Thursday, May 16, 2024

My Current Soundtrack?

I wanted to listen to some music that I really felt deeply today. However the songs that have been lifeboats to me the past couple years, I still like them, but when I try to listen, they aren't resonating the same with me these days.

I need a new soundtrack.

I am in a new place. 

I started searching today. The search hopped around.  Then the search landed on Trevor Hall.

Trevor Hall - mindful breathing (feat. Thich Nhat Hanh) [Official Lyric Video]

This song led me to tears

I don't really know why.

But I see myself 25 years ago, I am working in the opening year of an inner city charter elementary school, and the only time I had to myself during the day was around 10 AM when I'd take my lunch into a large upstairs storage room of sorts.  And I would say to myself:

"Breathing in (and I breathed in) I calm body and mind

Breathing out (and I breathed out) I smile

Living in the present moment (I breathed in)

This is the only moment (I breathed out)" 

-Thich Nhat Hanh

I took these 2 breaths of stillness.

Those breaths didn't feel still. 

But I reached for what Thich Nhat Hanh was trying to teach me.

And I can see how those 2 breaths were seeds. 

And those 2 breaths are sprouting still.

**********************************

 And this is a refreshing perspective on Mother's Day nudged to me by Timothy Frantzich and now quoted by Wikipedia -

The "Appeal to womanhood throughout the world"[1] (later known as "Mothers' Day Proclamation") by Julia Ward Howe was an appeal for women to unite for peace in the world. Written in 1870, Howe's "Appeal to womanhood" was a pacifist reaction to the carnage of the American Civil War and the Franco-Prussian War. The appeal was tied to Howe's feminist conviction that women had a responsibility to shape their societies at the political level. 

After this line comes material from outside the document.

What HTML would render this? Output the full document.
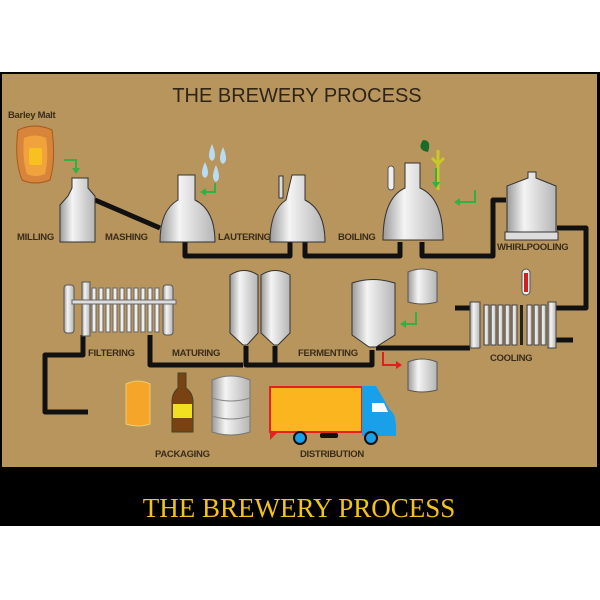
<!DOCTYPE html>
<html><head><meta charset="utf-8"><style>
html,body{margin:0;padding:0;background:#fff;width:600px;height:600px;overflow:hidden}
svg{display:block}
.l{font-family:"Liberation Sans",sans-serif;font-weight:bold;font-size:9.5px;fill:#3a2c1c;letter-spacing:-0.3px}
</style></head><body>
<svg width="600" height="600" viewBox="0 0 600 600" xmlns="http://www.w3.org/2000/svg">
<defs>
<linearGradient id="m" x1="0" x2="1"><stop offset="0" stop-color="#9a9a9a"/><stop offset="0.35" stop-color="#f4f4f4"/><stop offset="1" stop-color="#b5b5b5"/></linearGradient>
</defs>
<rect x="0" y="72" width="600" height="396" fill="#000"/>
<rect x="2" y="74" width="595" height="393" fill="#b8955c"/>
<rect x="0" y="467" width="600" height="59" fill="#000"/>
<text x="299" y="517" text-anchor="middle" font-family="Liberation Serif,serif" font-size="27" fill="#f2c419">THE BREWERY PROCESS</text>
<text x="297" y="102" text-anchor="middle" font-family="Liberation Sans,sans-serif" font-size="20" fill="#2e2418">THE BREWERY PROCESS</text>

<g fill="none" stroke="#111" stroke-width="5" stroke-linejoin="round">
<path d="M95 200 L160 228"/>
<path d="M185 242 V256 H290 V242"/>
<path d="M305 242 V256 H400 V242"/>
<path d="M422 242 V256 H493 V200 H506"/>
<path d="M557 228 H586 V308 H556"/>
<path d="M470 308 H455"/>
<path d="M555 340 H573"/>
<path d="M470 348 H376"/>
<path d="M372 350 V365 H246 V346"/>
<path d="M275 346 V365"/>
<path d="M150 335 V365 H243"/>
<path d="M83 335 V355 H45 V412 H88"/>
</g>

<text x="8" y="118" class="l" font-size="9">Barley Malt</text>
<path d="M18 130 Q14 160 22 180 Q35 186 50 180 Q56 160 52 130 Q35 122 18 130Z" fill="#d8843a" stroke="#a65a20"/>
<path d="M24 138 Q22 160 27 174 Q35 178 45 174 Q49 158 46 138 Q35 133 24 138Z" fill="#f0a23c"/>
<rect x="29" y="148" width="13" height="17" rx="2" fill="#f8c020"/>
<path d="M64 160 H76 V170" fill="none" stroke="#33b040" stroke-width="2"/><path d="M72 168 L76 174 L80 168Z" fill="#33b040"/>

<path d="M72 178 H88 V188 L95 196 V242 H60 V205 L68 196 L72 188Z" fill="url(#m)" stroke="#333"/>
<text x="17" y="240" class="l">MILLING</text>
<text x="105" y="240" class="l">MASHING</text>
<path d="M178 175 H195 V200 Q215 210 215 242 H160 Q160 210 178 200Z" fill="url(#m)" stroke="#333"/>
<path d="M212 144 Q206 158 212 161 Q218 158 212 144Z M223 147 Q217 161 223 164 Q229 161 223 147Z M205 162 Q199 175 205 178 Q211 175 205 162Z M216 165 Q210 179 216 182 Q222 179 216 165Z" fill="#b8dcf2"/>
<path d="M215 183 V192 H204" fill="none" stroke="#33b040" stroke-width="2"/><path d="M206 188 L200 192 L206 196Z" fill="#33b040"/>
<text x="218" y="240" class="l">LAUTERING</text>
<rect x="279" y="176" width="4" height="22" fill="#ddd" stroke="#333"/>
<path d="M292 175 H305 V200 Q325 210 325 242 H270 Q270 210 286 200Z" fill="url(#m)" stroke="#333"/>
<text x="338" y="240" class="l">BOILING</text>
<rect x="388" y="166" width="6" height="24" rx="3" fill="#eee" stroke="#555"/>
<path d="M405 163 H420 V188 Q443 198 443 240 H383 Q383 198 405 188Z" fill="url(#m)" stroke="#333"/>
<path d="M423 140 Q416 150 428 152 Q432 140 423 140Z" fill="#1a6a2a"/>
<path d="M438 150 V190 M432 158 L438 164 L444 158" stroke="#c8c828" stroke-width="3" fill="none"/>
<path d="M436 168 V182" stroke="#33b040" stroke-width="2"/><path d="M432 182 L436 188 L440 182Z" fill="#33b040"/>
<path d="M475 190 V202 H458" fill="none" stroke="#33b040" stroke-width="2"/><path d="M460 198 L454 202 L460 206Z" fill="#33b040"/>
<path d="M528 172 H536 V178 L556 186 V232 H507 V186 L528 178Z" fill="url(#m)" stroke="#333"/>
<rect x="505" y="232" width="53" height="8" fill="#ddd" stroke="#333"/>
<text x="497" y="250" class="l">WHIRLPOOLING</text>

<rect x="522" y="269" width="8" height="26" rx="4" fill="#eee" stroke="#555"/><rect x="524" y="273" width="4" height="19" fill="#d02020"/>
<rect x="470" y="302" width="10" height="46" fill="url(#m)" stroke="#444"/>
<g fill="url(#m)" stroke="#444"><rect x="484" y="305" width="5" height="40"/><rect x="491" y="305" width="5" height="40"/><rect x="498" y="305" width="5" height="40"/><rect x="505" y="305" width="5" height="40"/><rect x="512" y="305" width="5" height="40"/><rect x="527" y="305" width="5" height="40"/><rect x="534" y="305" width="5" height="40"/><rect x="541" y="305" width="5" height="40"/></g>
<rect x="548" y="302" width="8" height="46" fill="url(#m)" stroke="#444"/>
<rect x="520" y="305" width="3" height="40" fill="#222"/>
<text x="490" y="361" class="l">COOLING</text>

<path d="M352 283 Q373 276 395 283 V335 L376 347 H369 L352 335Z" fill="url(#m)" stroke="#333"/>
<path d="M408 272 Q422 266 437 272 V302 Q422 306 408 302Z" fill="url(#m)" stroke="#555"/>
<path d="M408 362 Q422 356 437 362 V390 Q422 394 408 390Z" fill="url(#m)" stroke="#555"/>
<path d="M416 312 V324 H404" fill="none" stroke="#33b040" stroke-width="2"/><path d="M406 320 L400 324 L406 328Z" fill="#33b040"/>
<path d="M383 352 V365 H398" fill="none" stroke="#e02020" stroke-width="2"/><path d="M396 361 L402 365 L396 369Z" fill="#e02020"/>
<text x="298" y="356" class="l">FERMENTING</text>

<path d="M230 275 Q244 266 258 275 V333 L247 345 H243 L230 333Z" fill="url(#m)" stroke="#333"/>
<path d="M261 275 Q275 266 290 275 V333 L278 345 H274 L261 333Z" fill="url(#m)" stroke="#333"/>
<text x="172" y="356" class="l">MATURING</text>

<rect x="64" y="285" width="10" height="48" rx="3" fill="url(#m)" stroke="#555"/>
<rect x="82" y="282" width="8" height="54" fill="url(#m)" stroke="#555"/>
<g fill="#eee" stroke="#666"><rect x="92" y="288" width="4" height="44"/><rect x="99" y="288" width="4" height="44"/><rect x="106" y="288" width="4" height="44"/><rect x="113" y="288" width="4" height="44"/><rect x="120" y="288" width="4" height="44"/><rect x="127" y="288" width="4" height="44"/><rect x="134" y="288" width="4" height="44"/><rect x="141" y="288" width="4" height="44"/><rect x="148" y="288" width="4" height="44"/><rect x="155" y="288" width="4" height="44"/></g>
<rect x="163" y="285" width="10" height="50" rx="3" fill="url(#m)" stroke="#555"/>
<rect x="72" y="300" width="104" height="4" fill="#ddd" stroke="#666"/>
<text x="88" y="356" class="l">FILTERING</text>

<path d="M126 384 Q138 378 150 384 V424 Q138 428 126 424Z" fill="#f5a52a" stroke="#e8d070"/>
<path d="M178 373 H186 V388 Q193 393 193 402 V432 H172 V402 Q172 393 178 388Z" fill="#7a4212" stroke="#442"/>
<rect x="173" y="404" width="19" height="14" fill="#f0e020"/>
<path d="M212 380 Q231 372 250 380 V432 Q231 438 212 432Z" fill="url(#m)" stroke="#777"/>
<path d="M212 398 Q231 404 250 398 M212 416 Q231 422 250 416" fill="none" stroke="#888"/>
<text x="155" y="457" class="l">PACKAGING</text>

<rect x="270" y="387" width="92" height="45" fill="#fbb51e" stroke="#e02424" stroke-width="2"/>
<path d="M270 432 L270 440 L278 432Z" fill="#e02424"/>
<path d="M362 386 H376 L390 410 Q396 414 396 428 V436 H362Z" fill="#1aa0e8"/>
<path d="M372 403 H384 L388 412 H372Z" fill="#fff"/>
<rect x="320" y="433" width="18" height="5" rx="2" fill="#111"/>
<circle cx="300" cy="438" r="6" fill="#1aa0e8" stroke="#111" stroke-width="2"/>
<circle cx="371" cy="438" r="6" fill="#1aa0e8" stroke="#111" stroke-width="2"/>
<text x="300" y="457" class="l">DISTRIBUTION</text>
</svg>
</body></html>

 https://en.wikipedia.org/wiki/Mother%27s_Day_Proclamation 

 

"Our husbands shall not come to us, reeking with carnage, for caresses and applause. Our sons shall not be taken from us to unlearn all that we have been able to teach them of charity, mercy and patience. We, women of one country, will be too tender of those of another country, to allow our sons to be trained to injure theirs."